Nicht nur der klare Wortlaut des § 23 Z 1 KV-ISG, wonach die Disziplinarstrafe der Entlassung nur nach Anhörung des Betriebsrates über Bedienstete verhängt werden kann, sondern auch der Zweck dieser Bestimmung sprechen dagegen, daß die Anhörung des Betriebsrates nach der Entlassung wirksam nachgeholt werden könnte. Gewiß kann eine negative Stellungnahme des Betriebsrates den Dienstgeber nicht daran hindern, die Disziplinarstrafe der Entlassung dennoch auszusprechen. Der Betriebsrat hat aber, wie der Revisionsgegner zutreffend ausführt, nach § 23 Z 1 KV-ISG das Recht, vor dem Ausspruch der Entlassung alles vorzubringen, was aus rechtlichen oder sozialen Gründen gegen die geplante Maßnahme spricht, und damit unter Umständen auf den Arbeitgeber doch noch erfolgreich Einfluß zu nehmen, sei es, daß dieser überhaupt von der geplanten Disziplinarmaßnahme Abstand nimmt oder eine mildere Maßnahme ausspricht. Die Entlassung ist daher unwirksam, wenn der Betriebsrat entgegen § 23 Z 1 KV-ISG erst im nachhinein verständigt wurde. Daß der Betriebsrat (im voraus) die generelle Zustimmung zur Entlassung von Dienstnehmern erteilt habe, die gegen das Verbot des Mitbringens privater Lebensmittel in den Speisewagen verstießen, wurde nicht festgestellt.

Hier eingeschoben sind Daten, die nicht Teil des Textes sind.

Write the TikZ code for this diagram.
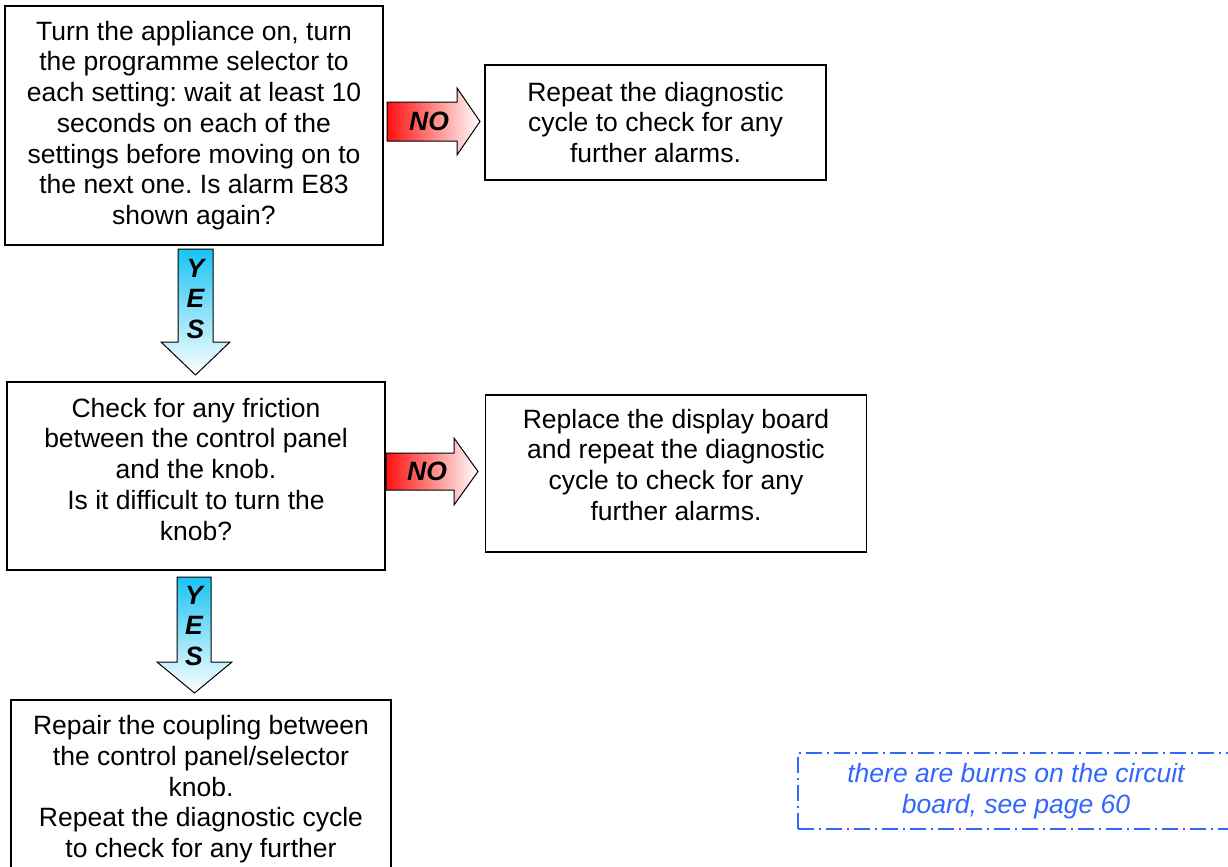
\documentclass[tikz,border=0pt]{standalone}
\usepackage{fontspec}
\setmainfont{Liberation Sans}
\usepackage{xcolor}
\usetikzlibrary{positioning,calc}
\definecolor{nored}{HTML}{FF1010}
\definecolor{yescyan}{HTML}{19C3F3}
\definecolor{noteblue}{HTML}{3366FF}
\frenchspacing

\begin{document}
\begin{tikzpicture}[
  x=0.5pt,y=-0.5pt,
  txt/.style={font=\fontsize{13.25pt}{15.35pt}\selectfont,align=center},
  box/.style={txt,draw=black,line width=0.75pt,inner sep=0pt},
  noarr/.style={draw=black,line width=0.5pt,left color=nored,right color=white},
  yesarr/.style={draw=black,line width=0.5pt,top color=yescyan,bottom color=white},
  lbl/.style={font=\fontsize{13.25pt}{15.35pt}\selectfont\bfseries\itshape,align=center,inner sep=0pt},
  note/.style={txt,font=\fontsize{13.25pt}{15.35pt}\selectfont\itshape,text=noteblue,draw=noteblue,line width=0.75pt,
    dash pattern=on 8pt off 2.5pt on 1pt off 2.5pt,inner sep=0pt}
]
\useasboundingbox (0,0) rectangle (1228,867);

% boxes
\node[box,minimum width=189pt,minimum height=119.5pt] (q1) at (194,125.5)
  {Turn the appliance on, turn\\the programme selector to\\each setting: wait at least 10\\seconds on each of the\\settings before moving on to\\the next one. Is alarm E83\\shown again?};
\node[box,minimum width=170.5pt,minimum height=57.5pt] (r1) at (655.5,122.5)
  {Repeat the diagnostic\\cycle to check for any\\further alarms.};
\node[box,minimum width=189pt,minimum height=94pt,text depth=7pt] (q2) at (196,476)
  {Check for any friction\\between the control panel\\and the knob.\\Is it difficult to turn the\\knob?};
\node[box,minimum width=190.5pt,minimum height=78.5pt,text depth=9pt] (r2) at (676,473.5)
  {Replace the display board\\and repeat the diagnostic\\cycle to check for any\\further alarms.};
\node[box,minimum width=190pt,minimum height=110pt,anchor=north] (r3) at (201,699) {};
\node[txt,anchor=north,inner sep=0pt] (r3t) at ($(r3.north)+(0,16)$)
  {Repair the coupling between\\the control panel/selector\\knob.\\Repeat the diagnostic cycle\\to check for any further};

% note
\node[note,minimum width=218pt,minimum height=38pt] (n1) at (1016,791)
  {there are burns on the circuit\\board, see page 60};

% NO arrows
\path[noarr] (387,102) -- (457,102) -- (457,88) -- (480,121.5) -- (457,155) -- (457,141) -- (387,141) -- cycle;
\node[lbl] (no1) at (429,121) {NO};
\path[noarr] (386,453) -- (454,453) -- (454,438) -- (478,471.5) -- (454,505) -- (454,490) -- (386,490) -- cycle;
\node[lbl] (no2) at (427,471) {NO};

% YES arrows
\path[yesarr] (178,249) -- (213,249) -- (213,342) -- (230,342) -- (195.5,375) -- (161,342) -- (178,342) -- cycle;
\node[lbl] (yes1) at (195.5,299) {Y\\E\\S};
\path[yesarr] (177,577) -- (211,577) -- (211,662) -- (232,662) -- (194.5,693) -- (157,662) -- (177,662) -- cycle;
\node[lbl] (yes2) at (194,626) {Y\\E\\S};
\end{tikzpicture}
\end{document}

Eine solche Zustimmung würde auch dem Zweck des § 23 Z 1 KV-ISG, den Betriebsrat vor der konkreten Disziplinarentscheidung im Einzelfall anzuhören, widersprechen. Der Revision ist daher ein Erfolg zu versagen.

Die Kostenentscheidung stützt sich auf die §§ 41 und 50 ZPO.